Si le chômage baisse vraiment, les cotisations augmentent et les dépenses diminuent. C'est l'intérêt de l'Unédic. L'espoir de pouvoir réduire la dette existe donc, mais il faut le faire en période de croissance.

Le projet de loi définit clairement les responsabilités de chacun : à l'État le cadrage et l'orientation, aux partenaires sociaux la charge de définir les règles d'indemnisation des demandeurs d'emploi.

En ce qui concerne l'accès des travailleurs handicapés à l'emploi, l'obligation va s'élargir, vous l'avez souligné.

J'ai omis de mentionner que des droits majorés seront créés pour ces personnes dans le CPF. Aujourd'hui ces demandeurs d'emploi sont en moyenne moins qualifiés et deux fois plus au chômage que les autres demandeurs d'emploi. On recense 500 000 demandeurs d'emploi handicapés chez Pôle emploi. C'est énorme. Cela signifie que nous n'évoluons pas dans une société inclusive. Trente après, nous sommes encore à 3,4 % de travailleurs handicapés dans les entreprises, alors que l'obligation légale est de 6 %. Certains pays qui n'ont pas d'obligation légale font mieux ! On doit donc pouvoir s'améliorer.

Avec les partenaires sociaux, nous avons prévu de procéder en deux temps. Le premier temps sera consacré aux droits et à l'accès à la formation à l'emploi des personnes en situation de handicap. Dans un second temps, nous ouvrirons la concertation en matière d'offres de formation. On a réalisé certains progrès depuis un an en fusionnant Cap emploi avec le service d'appui au maintien dans l'emploi des travailleurs handicapés (SAMETH), afin que l'accès à l'emploi et son maintien reposent sur la même équipe. Nous prévoyons également une collaboration plus forte avec Pôle emploi.
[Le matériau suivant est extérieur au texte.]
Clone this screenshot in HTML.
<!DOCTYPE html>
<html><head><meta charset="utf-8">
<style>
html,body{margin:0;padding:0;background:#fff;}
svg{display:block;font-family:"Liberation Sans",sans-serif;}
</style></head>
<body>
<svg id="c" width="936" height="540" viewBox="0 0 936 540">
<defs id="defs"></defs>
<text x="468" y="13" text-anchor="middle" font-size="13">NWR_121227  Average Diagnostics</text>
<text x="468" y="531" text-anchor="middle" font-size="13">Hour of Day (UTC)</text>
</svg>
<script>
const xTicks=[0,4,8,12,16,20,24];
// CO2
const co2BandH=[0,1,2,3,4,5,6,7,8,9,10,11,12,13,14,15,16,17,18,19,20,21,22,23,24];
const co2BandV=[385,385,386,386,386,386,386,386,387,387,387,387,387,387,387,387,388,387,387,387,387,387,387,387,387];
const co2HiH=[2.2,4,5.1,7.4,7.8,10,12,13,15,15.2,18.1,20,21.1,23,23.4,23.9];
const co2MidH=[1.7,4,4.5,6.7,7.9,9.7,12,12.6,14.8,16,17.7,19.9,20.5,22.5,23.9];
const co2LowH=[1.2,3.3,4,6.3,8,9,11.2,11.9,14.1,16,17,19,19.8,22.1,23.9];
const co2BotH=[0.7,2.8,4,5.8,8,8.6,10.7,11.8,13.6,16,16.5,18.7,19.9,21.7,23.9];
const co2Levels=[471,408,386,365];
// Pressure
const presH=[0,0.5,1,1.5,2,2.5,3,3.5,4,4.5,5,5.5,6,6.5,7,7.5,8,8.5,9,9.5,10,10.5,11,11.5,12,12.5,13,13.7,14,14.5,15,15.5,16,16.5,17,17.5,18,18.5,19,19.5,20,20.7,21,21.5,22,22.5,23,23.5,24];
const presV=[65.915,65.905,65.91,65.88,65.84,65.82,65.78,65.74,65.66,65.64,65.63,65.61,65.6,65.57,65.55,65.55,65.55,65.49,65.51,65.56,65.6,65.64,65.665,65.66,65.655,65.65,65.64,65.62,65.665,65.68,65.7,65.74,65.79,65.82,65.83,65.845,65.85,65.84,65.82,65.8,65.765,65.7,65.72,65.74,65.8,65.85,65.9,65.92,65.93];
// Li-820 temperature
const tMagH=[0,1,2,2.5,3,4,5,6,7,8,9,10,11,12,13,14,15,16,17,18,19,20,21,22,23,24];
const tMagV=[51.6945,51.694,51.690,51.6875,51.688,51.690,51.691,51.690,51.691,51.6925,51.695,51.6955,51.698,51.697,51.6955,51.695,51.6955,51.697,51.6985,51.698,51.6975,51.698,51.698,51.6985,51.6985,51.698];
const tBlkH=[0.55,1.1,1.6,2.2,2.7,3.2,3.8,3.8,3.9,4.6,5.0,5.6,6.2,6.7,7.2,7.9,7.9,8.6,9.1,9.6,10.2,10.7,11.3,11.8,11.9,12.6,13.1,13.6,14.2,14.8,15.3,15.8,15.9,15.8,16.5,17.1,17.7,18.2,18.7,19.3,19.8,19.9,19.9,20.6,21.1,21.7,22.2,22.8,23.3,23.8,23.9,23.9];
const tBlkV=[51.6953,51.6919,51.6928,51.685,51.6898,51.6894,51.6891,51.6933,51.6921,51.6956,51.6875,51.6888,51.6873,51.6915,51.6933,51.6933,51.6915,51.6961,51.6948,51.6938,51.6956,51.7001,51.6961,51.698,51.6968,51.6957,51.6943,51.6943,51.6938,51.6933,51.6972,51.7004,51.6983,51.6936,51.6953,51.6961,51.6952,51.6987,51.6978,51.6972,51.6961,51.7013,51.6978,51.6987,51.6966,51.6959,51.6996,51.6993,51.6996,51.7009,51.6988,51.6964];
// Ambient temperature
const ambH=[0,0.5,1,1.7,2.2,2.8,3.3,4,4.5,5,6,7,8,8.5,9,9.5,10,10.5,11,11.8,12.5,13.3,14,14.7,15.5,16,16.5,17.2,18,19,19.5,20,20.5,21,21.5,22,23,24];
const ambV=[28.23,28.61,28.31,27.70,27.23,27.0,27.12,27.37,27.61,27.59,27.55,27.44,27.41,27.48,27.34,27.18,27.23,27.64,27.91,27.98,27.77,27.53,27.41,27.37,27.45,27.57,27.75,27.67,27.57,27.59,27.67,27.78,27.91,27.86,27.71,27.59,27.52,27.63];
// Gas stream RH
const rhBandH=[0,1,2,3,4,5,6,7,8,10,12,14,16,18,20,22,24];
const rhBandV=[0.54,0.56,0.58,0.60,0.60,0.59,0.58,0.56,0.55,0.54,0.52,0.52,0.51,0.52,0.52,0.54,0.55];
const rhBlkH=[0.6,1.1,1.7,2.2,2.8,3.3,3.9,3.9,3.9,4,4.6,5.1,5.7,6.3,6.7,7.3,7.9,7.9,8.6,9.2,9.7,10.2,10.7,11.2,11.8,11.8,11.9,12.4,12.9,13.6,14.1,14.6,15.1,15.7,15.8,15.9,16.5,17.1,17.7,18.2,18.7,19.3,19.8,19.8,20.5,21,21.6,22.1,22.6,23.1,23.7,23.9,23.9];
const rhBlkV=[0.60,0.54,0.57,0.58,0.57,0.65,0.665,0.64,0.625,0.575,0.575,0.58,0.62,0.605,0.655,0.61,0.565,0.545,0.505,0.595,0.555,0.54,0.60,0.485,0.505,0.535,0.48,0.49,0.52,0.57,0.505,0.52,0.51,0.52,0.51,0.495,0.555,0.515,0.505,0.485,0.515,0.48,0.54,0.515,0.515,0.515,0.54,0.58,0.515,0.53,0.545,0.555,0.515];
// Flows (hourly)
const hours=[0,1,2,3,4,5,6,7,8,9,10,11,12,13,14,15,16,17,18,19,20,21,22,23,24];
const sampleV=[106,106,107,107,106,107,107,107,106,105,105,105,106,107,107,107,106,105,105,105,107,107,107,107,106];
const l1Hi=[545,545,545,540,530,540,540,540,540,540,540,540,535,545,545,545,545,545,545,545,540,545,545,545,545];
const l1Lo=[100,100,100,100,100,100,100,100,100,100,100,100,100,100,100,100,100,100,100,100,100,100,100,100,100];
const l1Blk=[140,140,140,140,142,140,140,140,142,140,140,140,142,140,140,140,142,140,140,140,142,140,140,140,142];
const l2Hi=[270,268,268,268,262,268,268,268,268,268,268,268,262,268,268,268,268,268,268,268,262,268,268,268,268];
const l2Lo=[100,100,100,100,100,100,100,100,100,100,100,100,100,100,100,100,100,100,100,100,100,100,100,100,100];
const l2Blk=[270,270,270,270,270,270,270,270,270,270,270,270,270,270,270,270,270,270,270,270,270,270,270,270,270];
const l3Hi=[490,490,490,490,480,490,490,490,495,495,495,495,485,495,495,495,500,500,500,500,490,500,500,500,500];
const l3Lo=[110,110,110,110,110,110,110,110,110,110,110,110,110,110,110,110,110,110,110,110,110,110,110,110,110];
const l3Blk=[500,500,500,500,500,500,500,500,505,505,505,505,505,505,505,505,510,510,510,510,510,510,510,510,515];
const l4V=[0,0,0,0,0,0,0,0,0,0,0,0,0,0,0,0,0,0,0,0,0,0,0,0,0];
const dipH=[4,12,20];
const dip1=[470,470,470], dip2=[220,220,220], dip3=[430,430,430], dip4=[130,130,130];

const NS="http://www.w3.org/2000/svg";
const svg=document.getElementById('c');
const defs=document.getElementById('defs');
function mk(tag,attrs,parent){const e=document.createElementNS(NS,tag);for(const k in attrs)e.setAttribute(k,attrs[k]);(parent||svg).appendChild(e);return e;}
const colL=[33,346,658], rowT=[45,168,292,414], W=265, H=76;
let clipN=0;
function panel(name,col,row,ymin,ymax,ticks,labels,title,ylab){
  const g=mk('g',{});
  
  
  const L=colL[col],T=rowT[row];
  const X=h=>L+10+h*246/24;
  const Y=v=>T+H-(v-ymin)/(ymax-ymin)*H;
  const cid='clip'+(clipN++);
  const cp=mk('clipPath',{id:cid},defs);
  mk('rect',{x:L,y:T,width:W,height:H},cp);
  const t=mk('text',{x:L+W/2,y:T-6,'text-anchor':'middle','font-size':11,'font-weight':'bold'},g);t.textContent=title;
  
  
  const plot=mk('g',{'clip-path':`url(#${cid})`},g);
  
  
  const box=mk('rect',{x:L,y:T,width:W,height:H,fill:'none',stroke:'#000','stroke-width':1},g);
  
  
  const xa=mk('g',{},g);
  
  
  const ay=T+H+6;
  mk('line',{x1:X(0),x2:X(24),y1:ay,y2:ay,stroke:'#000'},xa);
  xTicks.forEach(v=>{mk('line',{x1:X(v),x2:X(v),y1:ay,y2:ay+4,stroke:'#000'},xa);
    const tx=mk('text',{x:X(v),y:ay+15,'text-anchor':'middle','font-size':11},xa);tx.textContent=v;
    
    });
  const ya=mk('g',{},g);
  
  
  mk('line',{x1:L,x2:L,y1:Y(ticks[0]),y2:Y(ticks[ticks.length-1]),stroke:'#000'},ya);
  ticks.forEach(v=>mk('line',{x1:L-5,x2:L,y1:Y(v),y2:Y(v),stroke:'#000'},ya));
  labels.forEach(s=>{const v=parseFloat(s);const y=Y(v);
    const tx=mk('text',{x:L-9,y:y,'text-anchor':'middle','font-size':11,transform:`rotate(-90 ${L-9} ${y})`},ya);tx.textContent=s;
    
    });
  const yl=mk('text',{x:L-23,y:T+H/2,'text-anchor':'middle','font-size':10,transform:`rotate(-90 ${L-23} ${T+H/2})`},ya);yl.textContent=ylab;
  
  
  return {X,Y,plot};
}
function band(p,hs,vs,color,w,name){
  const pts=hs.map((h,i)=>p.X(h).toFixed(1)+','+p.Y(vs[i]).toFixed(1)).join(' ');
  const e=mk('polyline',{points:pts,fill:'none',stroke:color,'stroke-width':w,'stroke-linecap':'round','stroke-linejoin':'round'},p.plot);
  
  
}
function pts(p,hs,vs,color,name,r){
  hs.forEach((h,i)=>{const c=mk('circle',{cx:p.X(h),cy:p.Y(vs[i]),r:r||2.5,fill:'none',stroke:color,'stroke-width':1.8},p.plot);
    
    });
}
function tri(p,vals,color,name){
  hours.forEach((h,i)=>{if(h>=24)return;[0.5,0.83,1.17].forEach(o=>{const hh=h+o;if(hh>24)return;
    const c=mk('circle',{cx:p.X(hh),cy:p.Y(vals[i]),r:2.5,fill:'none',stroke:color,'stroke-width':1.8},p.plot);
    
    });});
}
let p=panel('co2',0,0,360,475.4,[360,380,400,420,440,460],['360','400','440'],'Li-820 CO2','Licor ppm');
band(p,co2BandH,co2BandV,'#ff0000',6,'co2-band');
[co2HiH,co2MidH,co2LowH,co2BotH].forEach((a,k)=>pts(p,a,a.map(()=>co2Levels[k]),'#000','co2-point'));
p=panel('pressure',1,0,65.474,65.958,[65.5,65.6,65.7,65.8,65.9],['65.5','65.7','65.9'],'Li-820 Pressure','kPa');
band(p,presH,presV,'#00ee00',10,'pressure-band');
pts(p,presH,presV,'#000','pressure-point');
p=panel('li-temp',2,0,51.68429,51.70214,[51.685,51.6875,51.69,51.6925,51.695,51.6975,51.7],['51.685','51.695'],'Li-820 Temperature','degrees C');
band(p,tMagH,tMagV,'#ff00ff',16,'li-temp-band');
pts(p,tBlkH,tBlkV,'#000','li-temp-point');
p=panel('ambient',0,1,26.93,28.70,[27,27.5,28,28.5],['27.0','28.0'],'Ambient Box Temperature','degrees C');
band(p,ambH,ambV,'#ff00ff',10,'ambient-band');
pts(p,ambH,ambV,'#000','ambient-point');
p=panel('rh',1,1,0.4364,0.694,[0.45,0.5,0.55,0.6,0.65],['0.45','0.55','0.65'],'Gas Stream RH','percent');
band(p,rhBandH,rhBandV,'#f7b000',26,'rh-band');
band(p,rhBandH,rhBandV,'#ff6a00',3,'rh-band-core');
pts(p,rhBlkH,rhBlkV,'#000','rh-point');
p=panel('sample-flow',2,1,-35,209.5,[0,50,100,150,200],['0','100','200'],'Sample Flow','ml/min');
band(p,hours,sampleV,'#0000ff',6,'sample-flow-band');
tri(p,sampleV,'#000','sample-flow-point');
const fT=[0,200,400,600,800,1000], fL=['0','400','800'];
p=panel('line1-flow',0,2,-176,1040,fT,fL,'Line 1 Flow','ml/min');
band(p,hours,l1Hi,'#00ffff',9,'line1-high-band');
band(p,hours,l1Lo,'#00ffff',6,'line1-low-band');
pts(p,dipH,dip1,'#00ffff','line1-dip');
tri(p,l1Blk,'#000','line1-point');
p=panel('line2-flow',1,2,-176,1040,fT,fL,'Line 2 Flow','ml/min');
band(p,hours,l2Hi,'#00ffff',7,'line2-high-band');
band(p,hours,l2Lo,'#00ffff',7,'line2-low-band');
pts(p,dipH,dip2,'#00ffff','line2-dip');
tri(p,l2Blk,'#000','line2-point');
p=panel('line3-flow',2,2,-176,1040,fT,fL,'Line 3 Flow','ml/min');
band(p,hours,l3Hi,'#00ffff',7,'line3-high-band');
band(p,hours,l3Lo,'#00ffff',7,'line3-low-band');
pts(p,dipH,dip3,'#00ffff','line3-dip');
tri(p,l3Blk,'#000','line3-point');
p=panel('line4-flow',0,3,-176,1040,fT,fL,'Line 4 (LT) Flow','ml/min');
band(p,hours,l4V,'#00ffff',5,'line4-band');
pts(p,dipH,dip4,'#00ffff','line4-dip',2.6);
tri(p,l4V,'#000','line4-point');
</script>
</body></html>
Les entreprises adaptées sont un élément important du dispositif. Nous avons travaillé avec elles ces derniers mois. Il n'y a pas d'enjeux législatifs, mais nous étudions comment elles peuvent développer une offre plus importante. Pour un travailleur handicapé employé dans une entreprise adaptée, il est très difficile d'être embauché dans une entreprise non subventionnée. Il faut donc que ce soit plutôt un sas pour ceux qui le peuvent, les autres pouvant continuer à travailler dans des entreprises adaptées ou dans des établissements et services d'aide par le travail (ESAT). Ces discussions sont en passe d'aboutir. Elles ne nécessitent pas de modifications législatives, mais sont cependant importantes.

J'espère avoir répondu à vos questions.